Your goal. Find every line in the records below that contains the word "code", and copy each such line.

═══ Data to use

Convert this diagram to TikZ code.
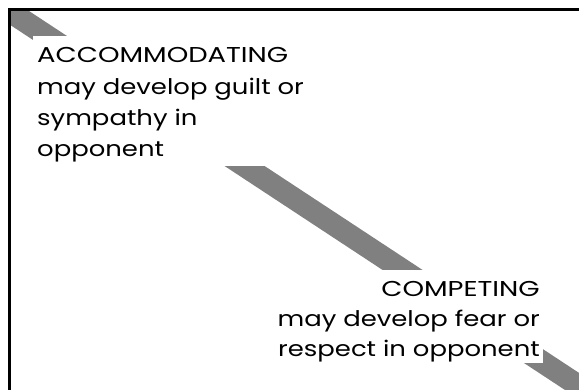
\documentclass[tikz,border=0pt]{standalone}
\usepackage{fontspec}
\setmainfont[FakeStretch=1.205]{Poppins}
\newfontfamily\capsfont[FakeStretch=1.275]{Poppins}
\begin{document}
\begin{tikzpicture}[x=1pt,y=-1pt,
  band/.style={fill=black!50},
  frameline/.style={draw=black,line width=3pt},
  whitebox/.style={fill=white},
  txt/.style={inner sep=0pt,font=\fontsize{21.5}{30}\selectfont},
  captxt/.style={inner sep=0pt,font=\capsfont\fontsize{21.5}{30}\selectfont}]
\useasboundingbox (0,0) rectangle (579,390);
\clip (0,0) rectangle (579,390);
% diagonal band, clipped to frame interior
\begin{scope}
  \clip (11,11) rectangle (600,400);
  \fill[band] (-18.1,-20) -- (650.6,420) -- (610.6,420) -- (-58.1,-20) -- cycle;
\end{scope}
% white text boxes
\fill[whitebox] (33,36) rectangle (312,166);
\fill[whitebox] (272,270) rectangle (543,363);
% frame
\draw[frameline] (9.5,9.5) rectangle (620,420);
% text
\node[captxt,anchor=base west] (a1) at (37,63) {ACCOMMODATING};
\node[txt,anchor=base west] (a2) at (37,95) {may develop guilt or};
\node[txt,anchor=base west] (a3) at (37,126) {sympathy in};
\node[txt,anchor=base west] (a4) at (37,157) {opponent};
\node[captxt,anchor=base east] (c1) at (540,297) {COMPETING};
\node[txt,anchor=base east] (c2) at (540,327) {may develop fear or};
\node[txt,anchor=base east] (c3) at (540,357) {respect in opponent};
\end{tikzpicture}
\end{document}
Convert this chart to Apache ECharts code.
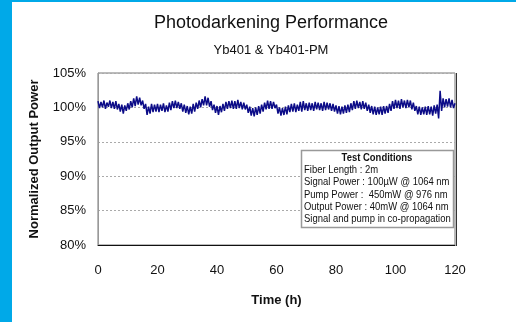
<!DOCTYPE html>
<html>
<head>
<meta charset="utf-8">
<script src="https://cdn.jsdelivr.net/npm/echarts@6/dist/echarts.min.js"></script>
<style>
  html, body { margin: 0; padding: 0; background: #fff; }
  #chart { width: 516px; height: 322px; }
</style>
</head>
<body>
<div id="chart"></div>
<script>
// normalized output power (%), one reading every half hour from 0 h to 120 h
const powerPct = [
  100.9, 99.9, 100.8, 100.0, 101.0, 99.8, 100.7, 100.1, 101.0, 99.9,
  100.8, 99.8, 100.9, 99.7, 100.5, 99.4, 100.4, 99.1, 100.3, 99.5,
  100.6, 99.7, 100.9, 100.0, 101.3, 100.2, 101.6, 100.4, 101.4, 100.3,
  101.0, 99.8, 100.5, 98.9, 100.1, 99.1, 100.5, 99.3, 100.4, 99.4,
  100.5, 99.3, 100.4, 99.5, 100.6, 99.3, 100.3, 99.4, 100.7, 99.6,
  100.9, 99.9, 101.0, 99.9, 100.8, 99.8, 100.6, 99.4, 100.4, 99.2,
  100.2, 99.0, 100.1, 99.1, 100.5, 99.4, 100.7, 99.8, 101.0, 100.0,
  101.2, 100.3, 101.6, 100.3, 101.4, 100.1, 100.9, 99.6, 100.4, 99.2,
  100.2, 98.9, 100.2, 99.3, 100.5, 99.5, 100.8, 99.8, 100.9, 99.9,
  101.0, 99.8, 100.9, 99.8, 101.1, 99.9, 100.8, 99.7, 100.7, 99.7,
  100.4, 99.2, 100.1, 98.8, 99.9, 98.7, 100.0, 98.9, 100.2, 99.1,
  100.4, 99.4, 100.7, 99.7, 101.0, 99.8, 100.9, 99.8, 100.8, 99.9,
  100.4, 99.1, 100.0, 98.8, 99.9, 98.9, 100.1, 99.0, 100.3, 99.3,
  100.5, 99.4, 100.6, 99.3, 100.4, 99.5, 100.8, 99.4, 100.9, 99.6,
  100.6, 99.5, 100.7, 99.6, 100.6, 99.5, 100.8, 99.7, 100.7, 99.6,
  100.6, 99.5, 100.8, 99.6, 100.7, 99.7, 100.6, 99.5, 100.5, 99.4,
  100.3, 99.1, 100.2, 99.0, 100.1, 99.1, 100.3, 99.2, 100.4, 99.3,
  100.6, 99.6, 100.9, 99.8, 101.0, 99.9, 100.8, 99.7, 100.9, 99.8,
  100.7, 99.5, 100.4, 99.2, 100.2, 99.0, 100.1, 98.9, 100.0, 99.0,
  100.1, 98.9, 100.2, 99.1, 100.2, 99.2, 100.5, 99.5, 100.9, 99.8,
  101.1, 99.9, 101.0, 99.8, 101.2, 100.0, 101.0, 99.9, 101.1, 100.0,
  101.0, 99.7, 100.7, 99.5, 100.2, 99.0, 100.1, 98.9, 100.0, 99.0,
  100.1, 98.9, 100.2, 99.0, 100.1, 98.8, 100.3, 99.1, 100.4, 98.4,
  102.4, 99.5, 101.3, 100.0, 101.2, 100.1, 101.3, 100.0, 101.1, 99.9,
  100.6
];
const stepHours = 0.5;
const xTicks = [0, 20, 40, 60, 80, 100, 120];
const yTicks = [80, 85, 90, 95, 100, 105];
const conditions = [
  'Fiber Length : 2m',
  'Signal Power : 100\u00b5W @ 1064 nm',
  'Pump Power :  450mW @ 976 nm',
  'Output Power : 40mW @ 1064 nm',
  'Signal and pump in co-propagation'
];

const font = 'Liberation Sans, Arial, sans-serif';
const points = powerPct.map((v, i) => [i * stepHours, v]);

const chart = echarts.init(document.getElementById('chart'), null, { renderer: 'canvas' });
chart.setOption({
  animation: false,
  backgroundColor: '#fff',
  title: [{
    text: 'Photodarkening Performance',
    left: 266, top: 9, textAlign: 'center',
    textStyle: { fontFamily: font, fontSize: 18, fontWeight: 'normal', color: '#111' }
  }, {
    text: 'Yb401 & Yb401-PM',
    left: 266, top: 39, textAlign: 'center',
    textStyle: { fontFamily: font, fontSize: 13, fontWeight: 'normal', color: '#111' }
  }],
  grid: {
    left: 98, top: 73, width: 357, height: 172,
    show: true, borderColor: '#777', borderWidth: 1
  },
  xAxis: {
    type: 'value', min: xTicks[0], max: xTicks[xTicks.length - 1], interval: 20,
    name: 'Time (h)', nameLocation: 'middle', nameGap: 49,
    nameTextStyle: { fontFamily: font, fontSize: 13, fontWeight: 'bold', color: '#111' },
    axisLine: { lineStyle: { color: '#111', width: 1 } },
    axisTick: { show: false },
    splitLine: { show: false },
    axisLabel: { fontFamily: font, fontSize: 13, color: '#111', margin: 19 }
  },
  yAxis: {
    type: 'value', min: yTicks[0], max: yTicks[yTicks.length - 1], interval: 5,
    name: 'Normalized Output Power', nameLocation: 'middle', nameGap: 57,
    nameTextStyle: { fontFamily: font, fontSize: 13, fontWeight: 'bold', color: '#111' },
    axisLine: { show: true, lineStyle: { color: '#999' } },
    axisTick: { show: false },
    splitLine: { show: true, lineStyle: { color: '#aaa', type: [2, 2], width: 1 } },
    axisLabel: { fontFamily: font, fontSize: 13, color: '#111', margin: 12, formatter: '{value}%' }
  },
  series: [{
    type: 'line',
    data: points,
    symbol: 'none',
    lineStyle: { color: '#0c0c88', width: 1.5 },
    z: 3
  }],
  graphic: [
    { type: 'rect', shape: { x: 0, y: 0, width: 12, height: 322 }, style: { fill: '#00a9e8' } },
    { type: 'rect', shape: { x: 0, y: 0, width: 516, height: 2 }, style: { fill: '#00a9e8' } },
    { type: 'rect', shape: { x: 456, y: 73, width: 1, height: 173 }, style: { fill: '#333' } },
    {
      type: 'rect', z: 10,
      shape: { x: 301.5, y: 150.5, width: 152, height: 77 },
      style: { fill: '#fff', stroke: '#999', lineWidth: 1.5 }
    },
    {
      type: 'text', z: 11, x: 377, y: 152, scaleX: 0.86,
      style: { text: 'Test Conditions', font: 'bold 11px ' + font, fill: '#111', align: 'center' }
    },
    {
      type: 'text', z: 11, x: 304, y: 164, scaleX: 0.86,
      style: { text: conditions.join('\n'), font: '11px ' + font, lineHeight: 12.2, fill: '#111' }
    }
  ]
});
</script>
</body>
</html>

══════

Reply to the exercise.
Convert this diagram to TikZ code.
Convert this chart to Apache ECharts code.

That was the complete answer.